La prétendue assistance de Cavaignac n’était donc en vérité que la forme amicale et attristée de la résignation au triomphe autrichien.

Des infortunes semblables avaient fondu dans le reste de l’Europe sur les révolutionnaires.

Quatre-vingt mille hommes envoyés par le tsar Nicolas avaient mis à l’ordre les fantaisies roumaines. La Porte protestant qu’elle n’avait pas besoin d’être suppléée, réclama contre cette occupation russe et envoya des troupes à Bucharest. En même temps, le recul commença à Posen. Les Polonais, ayant pris les armes pour protester contre le retrait hypocrite des récentes concessions, furent battus ; les Allemands crièrent à la jacquerie ; le sentiment unanime de sympathie qui avait éclaté en Prusse se changea en un sentiment non moins unanime de haine. Dans les journaux et dans les clubs de Berlin, on prêchait ouvertement une croisade contre les Polonais de Posen. Les mesures de rigueur les plus sévères furent déployées contre eux. Tout prisonnier pris les armes à la main était fusillé. Ceux qui étaient remis en liberté étaient marqués sur l’oreille et sur la main droite, au moyen du nitrate d’argent et d’une couleur noire. A l’exception de huit districts sur vingt-six, le duché fut incorporé définitivement à la Prusse.

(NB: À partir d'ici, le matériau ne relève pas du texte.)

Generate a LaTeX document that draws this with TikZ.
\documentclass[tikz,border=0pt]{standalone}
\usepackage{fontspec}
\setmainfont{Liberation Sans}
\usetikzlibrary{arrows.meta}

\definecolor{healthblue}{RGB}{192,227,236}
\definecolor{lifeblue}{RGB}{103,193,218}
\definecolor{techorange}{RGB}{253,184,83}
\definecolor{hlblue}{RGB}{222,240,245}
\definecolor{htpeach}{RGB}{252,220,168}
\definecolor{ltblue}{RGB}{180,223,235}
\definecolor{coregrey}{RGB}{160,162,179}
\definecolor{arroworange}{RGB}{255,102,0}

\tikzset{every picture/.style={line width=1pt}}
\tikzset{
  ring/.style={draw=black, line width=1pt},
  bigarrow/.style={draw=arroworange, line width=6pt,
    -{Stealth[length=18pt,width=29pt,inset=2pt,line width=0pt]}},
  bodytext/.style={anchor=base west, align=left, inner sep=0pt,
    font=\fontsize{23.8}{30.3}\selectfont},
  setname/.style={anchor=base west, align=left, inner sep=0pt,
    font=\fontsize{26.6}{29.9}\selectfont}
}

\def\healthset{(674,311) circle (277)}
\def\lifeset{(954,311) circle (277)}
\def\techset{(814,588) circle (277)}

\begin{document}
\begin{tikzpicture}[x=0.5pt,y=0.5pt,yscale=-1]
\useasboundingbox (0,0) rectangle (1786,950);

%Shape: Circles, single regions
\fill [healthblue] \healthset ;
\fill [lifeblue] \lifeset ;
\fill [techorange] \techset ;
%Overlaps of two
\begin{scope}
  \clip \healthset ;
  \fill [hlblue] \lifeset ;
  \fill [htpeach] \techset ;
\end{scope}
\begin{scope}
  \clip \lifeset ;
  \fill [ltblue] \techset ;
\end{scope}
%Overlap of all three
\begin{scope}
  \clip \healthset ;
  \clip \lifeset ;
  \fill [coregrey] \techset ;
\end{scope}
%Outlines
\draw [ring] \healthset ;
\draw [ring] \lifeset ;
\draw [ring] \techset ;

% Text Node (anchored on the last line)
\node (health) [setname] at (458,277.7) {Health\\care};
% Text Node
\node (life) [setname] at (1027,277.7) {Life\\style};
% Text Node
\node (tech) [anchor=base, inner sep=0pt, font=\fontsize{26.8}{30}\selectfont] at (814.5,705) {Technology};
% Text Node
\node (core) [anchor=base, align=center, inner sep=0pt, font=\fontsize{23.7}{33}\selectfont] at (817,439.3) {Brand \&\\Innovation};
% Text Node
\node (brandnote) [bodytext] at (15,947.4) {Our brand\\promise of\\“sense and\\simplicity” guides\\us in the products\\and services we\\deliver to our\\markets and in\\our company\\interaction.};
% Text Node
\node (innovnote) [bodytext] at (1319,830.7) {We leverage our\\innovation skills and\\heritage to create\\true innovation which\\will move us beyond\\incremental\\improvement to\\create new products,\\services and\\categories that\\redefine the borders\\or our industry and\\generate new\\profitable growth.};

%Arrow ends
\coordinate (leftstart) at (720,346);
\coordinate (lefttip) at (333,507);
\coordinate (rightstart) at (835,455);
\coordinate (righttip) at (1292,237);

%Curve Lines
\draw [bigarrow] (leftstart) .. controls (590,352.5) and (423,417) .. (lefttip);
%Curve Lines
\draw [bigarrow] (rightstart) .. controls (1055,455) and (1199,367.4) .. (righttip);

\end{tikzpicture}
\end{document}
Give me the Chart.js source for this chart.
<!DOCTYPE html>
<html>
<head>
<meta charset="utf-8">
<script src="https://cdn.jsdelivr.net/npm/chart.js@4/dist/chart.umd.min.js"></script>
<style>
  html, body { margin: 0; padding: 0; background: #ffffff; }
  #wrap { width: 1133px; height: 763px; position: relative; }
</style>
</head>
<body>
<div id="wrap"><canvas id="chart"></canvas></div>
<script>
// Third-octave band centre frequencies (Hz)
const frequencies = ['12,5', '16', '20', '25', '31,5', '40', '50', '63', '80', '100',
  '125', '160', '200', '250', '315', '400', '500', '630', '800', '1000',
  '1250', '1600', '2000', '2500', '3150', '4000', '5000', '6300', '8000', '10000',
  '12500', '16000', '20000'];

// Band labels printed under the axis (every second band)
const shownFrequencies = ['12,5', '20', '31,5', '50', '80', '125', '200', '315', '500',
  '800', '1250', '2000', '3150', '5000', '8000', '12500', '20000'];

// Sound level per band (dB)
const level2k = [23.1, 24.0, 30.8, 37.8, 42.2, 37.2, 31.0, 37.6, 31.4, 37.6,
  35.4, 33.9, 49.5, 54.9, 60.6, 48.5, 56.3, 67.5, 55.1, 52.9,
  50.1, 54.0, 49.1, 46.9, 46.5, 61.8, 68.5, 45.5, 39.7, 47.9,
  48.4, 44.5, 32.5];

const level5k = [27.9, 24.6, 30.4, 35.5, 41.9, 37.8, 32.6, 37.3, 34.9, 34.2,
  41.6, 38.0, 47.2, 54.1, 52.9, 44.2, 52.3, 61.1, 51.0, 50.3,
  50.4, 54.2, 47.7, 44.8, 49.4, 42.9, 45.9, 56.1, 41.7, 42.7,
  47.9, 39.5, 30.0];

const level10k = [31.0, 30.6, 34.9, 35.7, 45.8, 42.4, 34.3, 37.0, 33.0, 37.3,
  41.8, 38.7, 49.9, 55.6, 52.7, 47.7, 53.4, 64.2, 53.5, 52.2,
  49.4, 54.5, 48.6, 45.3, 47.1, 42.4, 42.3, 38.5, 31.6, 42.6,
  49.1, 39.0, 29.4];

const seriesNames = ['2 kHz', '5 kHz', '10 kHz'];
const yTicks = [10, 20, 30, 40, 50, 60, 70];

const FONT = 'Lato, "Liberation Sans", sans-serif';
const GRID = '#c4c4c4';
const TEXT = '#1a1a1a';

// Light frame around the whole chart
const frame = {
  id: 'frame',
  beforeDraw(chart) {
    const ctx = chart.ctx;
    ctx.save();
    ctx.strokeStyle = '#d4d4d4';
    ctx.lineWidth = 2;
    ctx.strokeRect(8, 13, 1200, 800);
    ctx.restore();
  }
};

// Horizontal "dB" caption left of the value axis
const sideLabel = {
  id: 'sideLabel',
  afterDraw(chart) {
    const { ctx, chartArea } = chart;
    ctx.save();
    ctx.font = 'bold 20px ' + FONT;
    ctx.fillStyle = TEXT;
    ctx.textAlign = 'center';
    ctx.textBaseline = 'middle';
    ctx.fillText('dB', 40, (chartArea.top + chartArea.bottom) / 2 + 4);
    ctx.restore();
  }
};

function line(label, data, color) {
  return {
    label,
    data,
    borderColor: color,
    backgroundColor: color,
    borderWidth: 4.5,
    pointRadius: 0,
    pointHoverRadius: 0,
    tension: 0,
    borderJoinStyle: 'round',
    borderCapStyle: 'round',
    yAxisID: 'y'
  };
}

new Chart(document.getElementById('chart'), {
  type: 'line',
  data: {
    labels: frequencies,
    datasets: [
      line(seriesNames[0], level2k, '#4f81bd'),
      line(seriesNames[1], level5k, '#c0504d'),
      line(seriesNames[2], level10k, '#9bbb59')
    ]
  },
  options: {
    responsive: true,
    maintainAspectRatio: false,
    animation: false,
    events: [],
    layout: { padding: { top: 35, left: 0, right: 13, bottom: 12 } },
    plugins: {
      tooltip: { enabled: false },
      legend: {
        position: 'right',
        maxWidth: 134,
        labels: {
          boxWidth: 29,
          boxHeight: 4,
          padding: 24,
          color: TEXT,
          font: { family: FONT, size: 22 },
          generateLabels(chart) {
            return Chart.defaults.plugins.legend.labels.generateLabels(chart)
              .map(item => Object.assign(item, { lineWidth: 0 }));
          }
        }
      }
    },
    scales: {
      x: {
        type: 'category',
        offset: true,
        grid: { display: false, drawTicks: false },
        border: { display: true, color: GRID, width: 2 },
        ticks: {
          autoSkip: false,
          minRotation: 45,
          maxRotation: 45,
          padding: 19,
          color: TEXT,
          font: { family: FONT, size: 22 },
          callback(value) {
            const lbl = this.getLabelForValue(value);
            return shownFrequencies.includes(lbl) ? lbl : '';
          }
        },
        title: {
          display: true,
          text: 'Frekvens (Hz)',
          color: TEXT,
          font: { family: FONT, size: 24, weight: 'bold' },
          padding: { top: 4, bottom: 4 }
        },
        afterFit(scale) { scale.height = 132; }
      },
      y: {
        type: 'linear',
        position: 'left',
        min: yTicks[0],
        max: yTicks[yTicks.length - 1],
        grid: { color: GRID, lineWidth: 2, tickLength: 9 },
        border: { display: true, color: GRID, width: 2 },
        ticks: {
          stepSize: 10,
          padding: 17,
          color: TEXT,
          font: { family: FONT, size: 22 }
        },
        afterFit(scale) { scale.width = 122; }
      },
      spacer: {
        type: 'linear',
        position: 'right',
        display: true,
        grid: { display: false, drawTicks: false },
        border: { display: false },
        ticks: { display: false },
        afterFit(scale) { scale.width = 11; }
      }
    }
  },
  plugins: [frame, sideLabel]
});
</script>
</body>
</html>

A Berlin le roi supportait de plus en plus malaisément les entreprises et les discours de la Chambre qu’il avait convoquée pour établir une constitution ; ses votes et ses délibérations l’exaspéraient ; il ne se décidait cependant pas à s’en débarrasser. Parmi ceux avec lesquels il aimait à s’entretenir de cette situation était le fougueux orateur du Landtag Bismarck[1]. « Une action énergique, lui disait un jour le roi sur la terrasse de l’orangerie de Potsdam, pourrait être dangereuse. — L’absence de courage, riposta Bismarck, serait seule périlleuse. Du courage, du courage et encore du courage, et Votre Majesté triomphera. » À ce moment la reine sortant d’un bosquet s’écria : « Mais, monsieur de Bismarck, comment pouvez-vous parler à votre roi en de tels termes ? — Laissez-le dire, répondit le roi en riant, je le mettrai bientôt à la raison, » et il continua à exposer sa tactique défensive. Il finit cependant par comprendre qu’elle n’était qu’une capitulation. Il se décide, rappelle ses troupes, renvoie ses ministres concilians, et constitue, sous la présidence du comte de

  1. Emile Ollivier, l’Empire libéral, t. Ier, p. 263.